Write out each line that follows exactly as it stands, without the pictures.
** Start MATERIAL PROVIDED **
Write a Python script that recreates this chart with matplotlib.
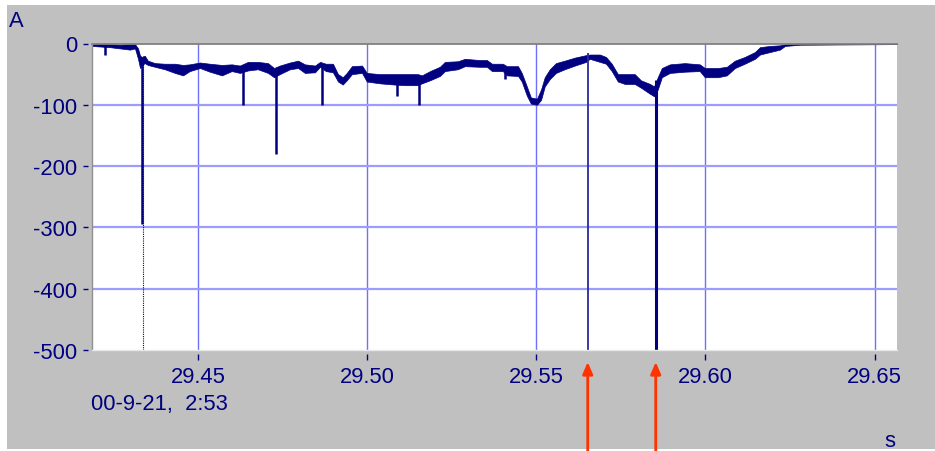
import matplotlib
matplotlib.use('Agg')
import matplotlib.pyplot as plt
from matplotlib.lines import Line2D
from matplotlib.patches import Rectangle

# current trace (A), time in seconds
# the trace is a thick noisy band, so keep its upper and lower edge
band_t = [29.4187, 29.4240, 29.4270, 29.4299, 29.4314, 29.4323, 29.4329, 29.4335,
          29.4343, 29.4352, 29.4373, 29.4402, 29.4432, 29.4456, 29.4476, 29.4506,
          29.4535, 29.4571, 29.4600, 29.4624, 29.4648, 29.4677, 29.4707, 29.4725,
          29.4742, 29.4772, 29.4796, 29.4816, 29.4846, 29.4861, 29.4878, 29.4899,
          29.4914, 29.4928, 29.4940, 29.4955, 29.4985, 29.4999, 29.5038, 29.5082,
          29.5112, 29.5150, 29.5162, 29.5186, 29.5215, 29.5230, 29.5268, 29.5289,
          29.5333, 29.5354, 29.5369, 29.5401, 29.5413, 29.5446, 29.5457, 29.5472,
          29.5484, 29.5502, 29.5514, 29.5525, 29.5540, 29.5558, 29.5584, 29.5614,
          29.5647, 29.5658, 29.5688, 29.5706, 29.5723, 29.5741, 29.5762, 29.5791,
          29.5809, 29.5836, 29.5848, 29.5859, 29.5871, 29.5895, 29.5939, 29.5983,
          29.5998, 29.6037, 29.6063, 29.6087, 29.6116, 29.6146, 29.6161, 29.6190,
          29.6220, 29.6235, 29.6279, 29.6566]
band_hi = [0, -1, -2, -1, -1, -8, -20, -22,
           -20, -28, -32, -33, -33, -35, -34, -31,
           -33, -35, -34, -36, -30, -30, -32, -40,
           -36, -31, -28, -34, -36, -30, -33, -33,
           -50, -55, -48, -37, -36, -48, -50, -50,
           -50, -50, -52, -45, -38, -30, -29, -25,
           -27, -27, -33, -33, -37, -37, -48, -70,
           -88, -90, -75, -55, -42, -32, -28, -23,
           -19, -18, -18, -22, -33, -50, -50, -50,
           -60, -66, -70, -55, -40, -34, -32, -34,
           -40, -40, -38, -28, -22, -14, -6, -4,
           -3, -1, 0, 0]
band_lo = [-4, -6, -8, -10, -8, -25, -40, -35,
           -32, -35, -38, -42, -48, -52, -45, -40,
           -46, -52, -45, -48, -44, -42, -48, -55,
           -50, -42, -40, -48, -47, -38, -45, -47,
           -62, -67, -60, -50, -48, -62, -65, -67,
           -68, -68, -65, -60, -53, -45, -42, -37,
           -38, -38, -45, -45, -52, -53, -62, -85,
           -98, -100, -92, -70, -58, -48, -42, -36,
           -30, -25, -30, -33, -45, -62, -66, -66,
           -72, -82, -86, -75, -55, -48, -46, -45,
           -55, -55, -52, -40, -33, -25, -18, -14,
           -10, -4, -2, -1]

# short negative spikes on top of the band
spike_t = [29.4225, 29.4336, 29.4633, 29.4731, 29.4866, 29.5088, 29.5153, 29.5407]
spike_top = [-3, -30, -40, -45, -38, -60, -60, -45]
spike_bot = [-19, -295, -100, -180, -100, -85, -100, -58]

# full-scale events marked with the red arrows
event_t = [29.5652, 29.5853]
event_top = [-15, -60]
event_bot = [-500, -500]

# dotted trigger line
trigger_t = 29.4339

xticks = [29.45, 29.50, 29.55, 29.60, 29.65]
yticks = [0, -100, -200, -300, -400, -500]
stamp = "00-9-21,  2:53"

navy = '#000080'
W, H = 935, 452

plt.rcParams['font.family'] = ['Liberation Sans', 'DejaVu Sans']
plt.rcParams['axes.unicode_minus'] = False

fig = plt.figure(figsize=(W / 100, H / 100), dpi=100)
fig.patch.set_facecolor('white')
fig.patches.append(Rectangle((7 / W, 2 / H), 1 - 7 / W, (446 - 2) / H,
                             transform=fig.transFigure, facecolor='#c0c0c0',
                             edgecolor='none', zorder=-10))

ax = fig.add_axes([92 / W, (H - 351) / H, (897 - 92) / W, (351 - 44.5) / H])
ax.set_facecolor('white')
ax.set_xlim(29.4187, 29.6566)
ax.set_ylim(-500, 0)

for s in ax.spines.values():
    s.set_visible(False)
ax.spines['left'].set_position(('outward', 3.2))
ax.spines['bottom'].set_position(('outward', 2.9))

ax.set_xticks(xticks)
ax.set_xticklabels(['%.2f' % v for v in xticks])
ax.set_yticks(yticks)
ax.set_yticklabels([str(v) for v in yticks])
ax.tick_params(axis='both', colors=navy, labelcolor=navy, labelsize=15.8,
               direction='out', width=1)
ax.tick_params(axis='y', length=3.6, pad=3.6)
ax.tick_params(axis='x', length=4.3, pad=4.0)

# grid
for v in xticks:
    ax.axvline(v, color='#7070ff', lw=1.0, zorder=1)
for v in yticks[1:-1]:
    ax.axhline(v, color='#9c9cff', lw=1.6, zorder=1)

# frame: dark on top/left, pale bottom
ax.add_line(Line2D([0, 1], [1, 1], transform=ax.transAxes, color='#808080',
                   lw=1.3, clip_on=False, zorder=5))
ax.add_line(Line2D([0, 0], [0, 1], transform=ax.transAxes, color='#909090',
                   lw=1.0, clip_on=False, zorder=5))
ax.add_line(Line2D([0, 1], [0, 0], transform=ax.transAxes, color='#e8e8e8',
                   lw=1.0, clip_on=False, zorder=5))

# trace
ax.fill_between(band_t, band_lo, band_hi, facecolor=navy, edgecolor=navy,
                lw=0.5, zorder=3)
ax.vlines(spike_t, spike_bot, spike_top, color=navy, lw=1.8, zorder=3)
ax.vlines(trigger_t, -500, -20, color=navy, lw=0.8, linestyles=(0, (1, 1)), zorder=3)
ax.vlines(event_t[0], event_bot[0], event_top[0], color='#2a2a9a', lw=1.3, zorder=3)
ax.vlines(event_t[1], event_bot[1], event_top[1], color=navy, lw=2.2, zorder=3)

# red arrows under the axis
for t in event_t:
    ax.annotate('', xy=(t, (H - 363) / H), xytext=(t, 0.0),
                xycoords=('data', 'figure fraction'),
                textcoords=('data', 'figure fraction'),
                arrowprops=dict(arrowstyle='-|>,head_length=0.7,head_width=0.3',
                                color='#ff3300', lw=2.0, shrinkA=0, shrinkB=0))

fig.text(9 / W, (H - 27) / H, 'A', color=navy, fontsize=15.8, va='baseline')
fig.text(91 / W, (H - 410) / H, stamp, color=navy, fontsize=15.8, va='baseline')
fig.text(890 / W, (H - 447) / H, 's', color=navy, fontsize=15.8,
         va='baseline', ha='center')

fig.savefig('out.png', dpi=100, facecolor=fig.get_facecolor())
** End MATERIAL PROVIDED **
EXERCISE SOLUTION:
Write a Python script that recreates this chart with matplotlib.
import matplotlib
matplotlib.use('Agg')
import matplotlib.pyplot as plt
from matplotlib.lines import Line2D
from matplotlib.patches import Rectangle

# current trace (A), time in seconds
# the trace is a thick noisy band, so keep its upper and lower edge
band_t = [29.4187, 29.4240, 29.4270, 29.4299, 29.4314, 29.4323, 29.4329, 29.4335,
          29.4343, 29.4352, 29.4373, 29.4402, 29.4432, 29.4456, 29.4476, 29.4506,
          29.4535, 29.4571, 29.4600, 29.4624, 29.4648, 29.4677, 29.4707, 29.4725,
          29.4742, 29.4772, 29.4796, 29.4816, 29.4846, 29.4861, 29.4878, 29.4899,
          29.4914, 29.4928, 29.4940, 29.4955, 29.4985, 29.4999, 29.5038, 29.5082,
          29.5112, 29.5150, 29.5162, 29.5186, 29.5215, 29.5230, 29.5268, 29.5289,
          29.5333, 29.5354, 29.5369, 29.5401, 29.5413, 29.5446, 29.5457, 29.5472,
          29.5484, 29.5502, 29.5514, 29.5525, 29.5540, 29.5558, 29.5584, 29.5614,
          29.5647, 29.5658, 29.5688, 29.5706, 29.5723, 29.5741, 29.5762, 29.5791,
          29.5809, 29.5836, 29.5848, 29.5859, 29.5871, 29.5895, 29.5939, 29.5983,
          29.5998, 29.6037, 29.6063, 29.6087, 29.6116, 29.6146, 29.6161, 29.6190,
          29.6220, 29.6235, 29.6279, 29.6566]
band_hi = [0, -1, -2, -1, -1, -8, -20, -22,
           -20, -28, -32, -33, -33, -35, -34, -31,
           -33, -35, -34, -36, -30, -30, -32, -40,
           -36, -31, -28, -34, -36, -30, -33, -33,
           -50, -55, -48, -37, -36, -48, -50, -50,
           -50, -50, -52, -45, -38, -30, -29, -25,
           -27, -27, -33, -33, -37, -37, -48, -70,
           -88, -90, -75, -55, -42, -32, -28, -23,
           -19, -18, -18, -22, -33, -50, -50, -50,
           -60, -66, -70, -55, -40, -34, -32, -34,
           -40, -40, -38, -28, -22, -14, -6, -4,
           -3, -1, 0, 0]
band_lo = [-4, -6, -8, -10, -8, -25, -40, -35,
           -32, -35, -38, -42, -48, -52, -45, -40,
           -46, -52, -45, -48, -44, -42, -48, -55,
           -50, -42, -40, -48, -47, -38, -45, -47,
           -62, -67, -60, -50, -48, -62, -65, -67,
           -68, -68, -65, -60, -53, -45, -42, -37,
           -38, -38, -45, -45, -52, -53, -62, -85,
           -98, -100, -92, -70, -58, -48, -42, -36,
           -30, -25, -30, -33, -45, -62, -66, -66,
           -72, -82, -86, -75, -55, -48, -46, -45,
           -55, -55, -52, -40, -33, -25, -18, -14,
           -10, -4, -2, -1]

# short negative spikes on top of the band
spike_t = [29.4225, 29.4336, 29.4633, 29.4731, 29.4866, 29.5088, 29.5153, 29.5407]
spike_top = [-3, -30, -40, -45, -38, -60, -60, -45]
spike_bot = [-19, -295, -100, -180, -100, -85, -100, -58]

# full-scale events marked with the red arrows
event_t = [29.5652, 29.5853]
event_top = [-15, -60]
event_bot = [-500, -500]

# dotted trigger line
trigger_t = 29.4339

xticks = [29.45, 29.50, 29.55, 29.60, 29.65]
yticks = [0, -100, -200, -300, -400, -500]
stamp = "00-9-21,  2:53"

navy = '#000080'
W, H = 935, 452

plt.rcParams['font.family'] = ['Liberation Sans', 'DejaVu Sans']
plt.rcParams['axes.unicode_minus'] = False

fig = plt.figure(figsize=(W / 100, H / 100), dpi=100)
fig.patch.set_facecolor('white')
fig.patches.append(Rectangle((7 / W, 2 / H), 1 - 7 / W, (446 - 2) / H,
                             transform=fig.transFigure, facecolor='#c0c0c0',
                             edgecolor='none', zorder=-10))

ax = fig.add_axes([92 / W, (H - 351) / H, (897 - 92) / W, (351 - 44.5) / H])
ax.set_facecolor('white')
ax.set_xlim(29.4187, 29.6566)
ax.set_ylim(-500, 0)

for s in ax.spines.values():
    s.set_visible(False)
ax.spines['left'].set_position(('outward', 3.2))
ax.spines['bottom'].set_position(('outward', 2.9))

ax.set_xticks(xticks)
ax.set_xticklabels(['%.2f' % v for v in xticks])
ax.set_yticks(yticks)
ax.set_yticklabels([str(v) for v in yticks])
ax.tick_params(axis='both', colors=navy, labelcolor=navy, labelsize=15.8,
               direction='out', width=1)
ax.tick_params(axis='y', length=3.6, pad=3.6)
ax.tick_params(axis='x', length=4.3, pad=4.0)

# grid
for v in xticks:
    ax.axvline(v, color='#7070ff', lw=1.0, zorder=1)
for v in yticks[1:-1]:
    ax.axhline(v, color='#9c9cff', lw=1.6, zorder=1)

# frame: dark on top/left, pale bottom
ax.add_line(Line2D([0, 1], [1, 1], transform=ax.transAxes, color='#808080',
                   lw=1.3, clip_on=False, zorder=5))
ax.add_line(Line2D([0, 0], [0, 1], transform=ax.transAxes, color='#909090',
                   lw=1.0, clip_on=False, zorder=5))
ax.add_line(Line2D([0, 1], [0, 0], transform=ax.transAxes, color='#e8e8e8',
                   lw=1.0, clip_on=False, zorder=5))

# trace
ax.fill_between(band_t, band_lo, band_hi, facecolor=navy, edgecolor=navy,
                lw=0.5, zorder=3)
ax.vlines(spike_t, spike_bot, spike_top, color=navy, lw=1.8, zorder=3)
ax.vlines(trigger_t, -500, -20, color=navy, lw=0.8, linestyles=(0, (1, 1)), zorder=3)
ax.vlines(event_t[0], event_bot[0], event_top[0], color='#2a2a9a', lw=1.3, zorder=3)
ax.vlines(event_t[1], event_bot[1], event_top[1], color=navy, lw=2.2, zorder=3)

# red arrows under the axis
for t in event_t:
    ax.annotate('', xy=(t, (H - 363) / H), xytext=(t, 0.0),
                xycoords=('data', 'figure fraction'),
                textcoords=('data', 'figure fraction'),
                arrowprops=dict(arrowstyle='-|>,head_length=0.7,head_width=0.3',
                                color='#ff3300', lw=2.0, shrinkA=0, shrinkB=0))

fig.text(9 / W, (H - 27) / H, 'A', color=navy, fontsize=15.8, va='baseline')
fig.text(91 / W, (H - 410) / H, stamp, color=navy, fontsize=15.8, va='baseline')
fig.text(890 / W, (H - 447) / H, 's', color=navy, fontsize=15.8,
         va='baseline', ha='center')

fig.savefig('out.png', dpi=100, facecolor=fig.get_facecolor())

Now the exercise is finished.